In each iteration, the append() method is loaded (offset 32), translated and called. Thus, the append() loading time in each iteration adds up to contribute to the delay.
Keep up to date with latest python releases
There is a diverse community of developers behind python and with each new release, new features might be introduced, existing ones might be improved.
Endeavour to acquaintancize with new python releases and probably upgrade your code to the latest releases.
Write your own generators
Perhaps we have already talked about generators in regard to the usage of xrange() function. You can also write your own generators in cases where xrange() or range() is not appropriate.
def fib(limit):
# Initialize first two Fibonacci Numbers
a, b = 0, 1
# One by one yield next Fibonacci Number
while a < limit:
yield a
a, b = b, a + b
for fib_no in fib(5):
print(fib_no, end=', ')
This is a fibonacci sequence generator, Instead of a return statement, I use a yield statement.
To make a generator function, you use a yield statement instead of return.
And this function can be used like the range() or xrange() functions.
Avoid global variables
Besides being a sign of a broken window, retrieving global variables is slower than retrieving local variables.
i = 0
def func():
global i # Avoid this
Use Cython
The Cython language is a superset of the Python language that additionally supports calling C functions and declaring C types on variables and class attributes. This allows the compiler to generate very efficient C code from Cython code.
This implies python can benefit from fast execution nature of C.
Cython adds speed to python while keeping the simplicity and beginner freindliness intact.
Cython Factorial
cpdef int factorial(int x):
cdef int y = 1
cdef int i
for i in range(1, x+1):
y *= i
return y
Pythoh Factorial
def factorial(x):
y = 1
for i in range(1, x+1):
y *= i
return y
Cython Code syntax and running cython code is beyond the scope of this article. Please refer to the cython documentation: https://docs.cython.org/
Cython is not meant to replace python but rather to improve python speed, use cython when doing heavy mathematical operations and loop iterations.
Use in membership operator
This comes back to using the built-in features. Avoid using loops when checking for membership of a value in an iterable. Use the membership in operator instead.
token = 4
numbers = range(1, 100, 3)
# Using the in operator
if token in numbers:
pass
# Using the for loop to check membership
for num in numbers:
if token == num:
pass
Use profiling tools
Profiling tools come in handy when trying to single out parts of code that need to be optimized. A profile is a set of statistics that describes how often and for how long various parts of the program executed.

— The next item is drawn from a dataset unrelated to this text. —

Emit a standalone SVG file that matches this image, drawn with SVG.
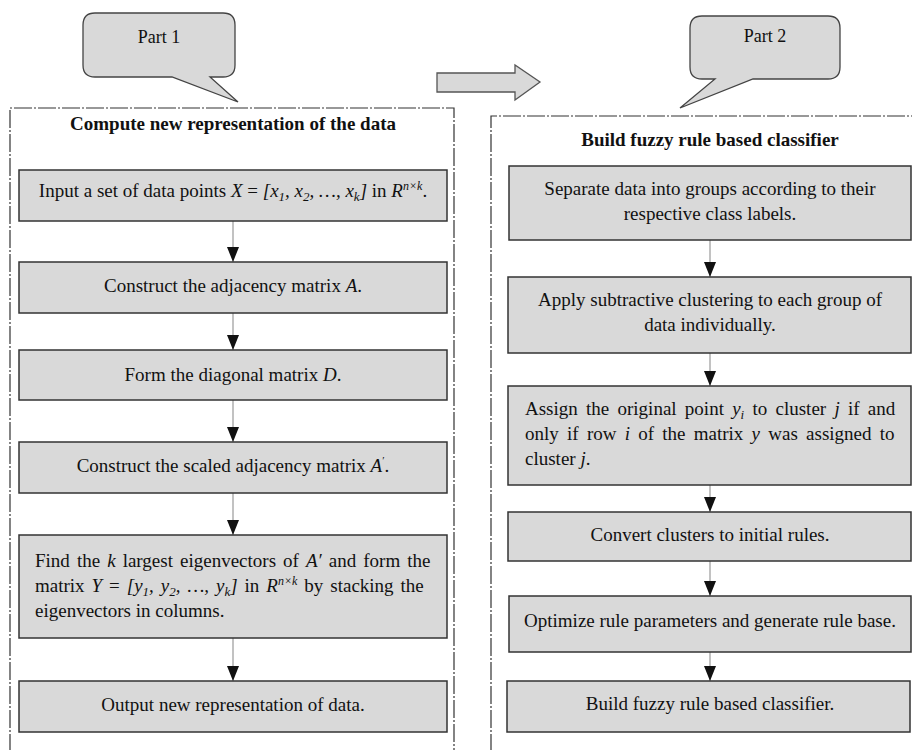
<svg xmlns="http://www.w3.org/2000/svg" width="912" height="750" viewBox="0 0 912 750">
<style>
text{font-family:"Liberation Serif","Times New Roman",serif;font-size:19px;fill:#111}
.c{text-anchor:middle}
.t{font-weight:bold}
.i{font-style:italic}
.box{fill:#d9d9d9;stroke:#333;stroke-width:1.5}
.call{fill:#d9d9d9;stroke:#444;stroke-width:1.3}
.frame{fill:none;stroke:#333;stroke-width:1.2;stroke-dasharray:18 2 2 2}
.conn{stroke:#999;stroke-width:1.2;fill:none}
</style>
<defs>
<marker id="ah" markerWidth="15" markerHeight="12" refX="15" refY="6" orient="auto" markerUnits="userSpaceOnUse" viewBox="0 0 15 12">
<path d="M0,0 L15,6 L0,12 Z" fill="#111"/>
</marker>
</defs>

<g id="frames">
<path class="frame" d="M10,752 L10,108 L454,108 L454,752"/>
<path class="frame" d="M491,752 L491,116 L914,116"/>
</g>

<g id="callout1">
<path class="call" d="M95,13 L223,13 Q235,13 235,25 L235,65 Q235,77 223,77 L210,77 L238,102 L172,77 L95,77 Q83,77 83,65 L83,25 Q83,13 95,13 Z"/>
<text x="159" y="43" class="c" style="font-size:18px">Part 1</text>
</g>

<g id="callout2">
<path class="call" d="M702,16 L828,16 Q840,16 840,28 L840,67 Q840,79 828,79 L753,79 L680,108 L715,79 L702,79 Q690,79 690,67 L690,28 Q690,16 702,16 Z"/>
<text x="765" y="42" class="c" style="font-size:18px">Part 2</text>
</g>

<g id="bigarrow">
<polygon points="437,73 515,73 515,65 540,82 515,100 515,92 437,92" fill="#d9d9d9" stroke="#555" stroke-width="1.3"/>
</g>

<g id="title1"><text x="233" y="130" class="c t">Compute new representation of the data</text></g>
<g id="title2"><text x="710" y="146" class="c t">Build fuzzy rule based classifier</text></g>

<g id="connectors">
<line class="conn" x1="233" y1="221" x2="233" y2="262" marker-end="url(#ah)"/>
<line class="conn" x1="233" y1="313" x2="233" y2="350" marker-end="url(#ah)"/>
<line class="conn" x1="233" y1="400" x2="233" y2="442" marker-end="url(#ah)"/>
<line class="conn" x1="233" y1="493" x2="233" y2="535" marker-end="url(#ah)"/>
<line class="conn" x1="233" y1="638" x2="233" y2="681" marker-end="url(#ah)"/>
<line class="conn" x1="710" y1="240" x2="710" y2="277" marker-end="url(#ah)"/>
<line class="conn" x1="710" y1="353" x2="710" y2="386" marker-end="url(#ah)"/>
<line class="conn" x1="710" y1="485" x2="710" y2="512" marker-end="url(#ah)"/>
<line class="conn" x1="710" y1="561" x2="710" y2="596" marker-end="url(#ah)"/>
<line class="conn" x1="710" y1="652" x2="710" y2="681" marker-end="url(#ah)"/>
</g>

<g id="L1">
<rect class="box" x="19" y="170" width="428" height="51"/>
<text x="233" y="197" class="c">Input a set of data points <tspan class="i">X</tspan> = <tspan class="i">[x<tspan dy="4" style="font-size:13px">1</tspan><tspan dy="-4">, x</tspan><tspan dy="4" style="font-size:13px">2</tspan><tspan dy="-4">, …, x</tspan><tspan dy="4" style="font-size:13px">k</tspan><tspan dy="-4">]</tspan></tspan> in <tspan class="i">R</tspan><tspan dy="-7" class="i" style="font-size:12px">n×k</tspan><tspan dy="7">.</tspan></text>
</g>
<g id="L2">
<rect class="box" x="19" y="262" width="428" height="51"/>
<text x="233" y="292" class="c">Construct the adjacency matrix <tspan class="i">A</tspan>.</text>
</g>
<g id="L3">
<rect class="box" x="19" y="350" width="428" height="50"/>
<text x="233" y="381" class="c">Form the diagonal matrix <tspan class="i">D</tspan>.</text>
</g>
<g id="L4">
<rect class="box" x="19" y="442" width="428" height="51"/>
<text x="233" y="472" class="c">Construct the scaled adjacency matrix <tspan class="i">A</tspan><tspan dy="-8" style="font-size:11px">′</tspan><tspan dy="8">.</tspan></text>
</g>
<g id="L5">
<rect class="box" x="19" y="535" width="428" height="103"/>
<text x="35" y="567" style="word-spacing:2.3px">Find the <tspan class="i">k</tspan> largest eigenvectors of <tspan class="i">A′</tspan> and form the</text>
<text x="35" y="592" style="word-spacing:2.2px">matrix <tspan class="i">Y</tspan> = <tspan class="i">[y<tspan dy="4" style="font-size:13px">1</tspan><tspan dy="-4">, y</tspan><tspan dy="4" style="font-size:13px">2</tspan><tspan dy="-4">, …, y</tspan><tspan dy="4" style="font-size:13px">k</tspan><tspan dy="-4">]</tspan></tspan> in <tspan class="i">R</tspan><tspan dy="-7" class="i" style="font-size:12px">n×k</tspan><tspan dy="7"> by stacking the</tspan></text>
<text x="35" y="617">eigenvectors in columns.</text>
</g>
<g id="L6">
<rect class="box" x="19" y="681" width="428" height="51"/>
<text x="233" y="711" class="c">Output new representation of data.</text>
</g>

<g id="R1">
<rect class="box" x="509" y="166" width="402" height="74"/>
<text x="710" y="195" class="c">Separate data into groups according to their</text>
<text x="710" y="220" class="c">respective class labels.</text>
</g>
<g id="R2">
<rect class="box" x="508" y="277" width="403" height="76"/>
<text x="710" y="306" class="c">Apply subtractive clustering to each group of</text>
<text x="710" y="331" class="c">data individually.</text>
</g>
<g id="R3">
<rect class="box" x="508" y="386" width="403" height="99"/>
<text x="525" y="415" style="word-spacing:3.5px">Assign the original point <tspan class="i">y</tspan><tspan dy="4" class="i" style="font-size:13px">i</tspan><tspan dy="-4"> to cluster </tspan><tspan class="i">j</tspan> if and</text>
<text x="525" y="440" style="word-spacing:3.5px">only if row <tspan class="i">i</tspan> of the matrix <tspan class="i">y</tspan> was assigned to</text>
<text x="525" y="465">cluster <tspan class="i">j</tspan>.</text>
</g>
<g id="R4">
<rect class="box" x="508" y="512" width="403" height="49"/>
<text x="710" y="541" class="c">Convert clusters to initial rules.</text>
</g>
<g id="R5">
<rect class="box" x="509" y="596" width="402" height="56"/>
<text x="710" y="627" class="c">Optimize rule parameters and generate rule base.</text>
</g>
<g id="R6">
<rect class="box" x="507" y="681" width="403" height="51"/>
<text x="710" y="710" class="c">Build fuzzy rule based classifier.</text>
</g>
</svg>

Python includes two profilers:
- cProfile
- profile
Please refer to the profiler documentation: https://docs.python.org/3/library/profile.html
Use concurrency
Concurrency is having two events occuring at the same time. Python's concurrency slightly obscures the above statement due to its single threaded natures imposed by the Global Interpreter Lock (GIL).
Python interpreter runs on a single CPU and thus python multithreading implies a thread time shared execution i.e. Threads take turns in execution on a single CPU.
We can distribute the workload via multiple threads in order to complete the task at hand faster.
Threading, asyncio, and multiprocessing libraries can be used to achieve concurrency in python.
multiprocessing is different from the other two, it creates a new instance of the python interpreter and uses that to run part of your program. Multiprocessing implements true parallelism because its able to utilize the more than one CPU in a multi cored CPU system. However this comes at a cost.
Use concurrency for only CPU bound and I/O bound problems
Usage of python concurrency libraries is beyond the scope of this article, I urge to look at the individual library documentations.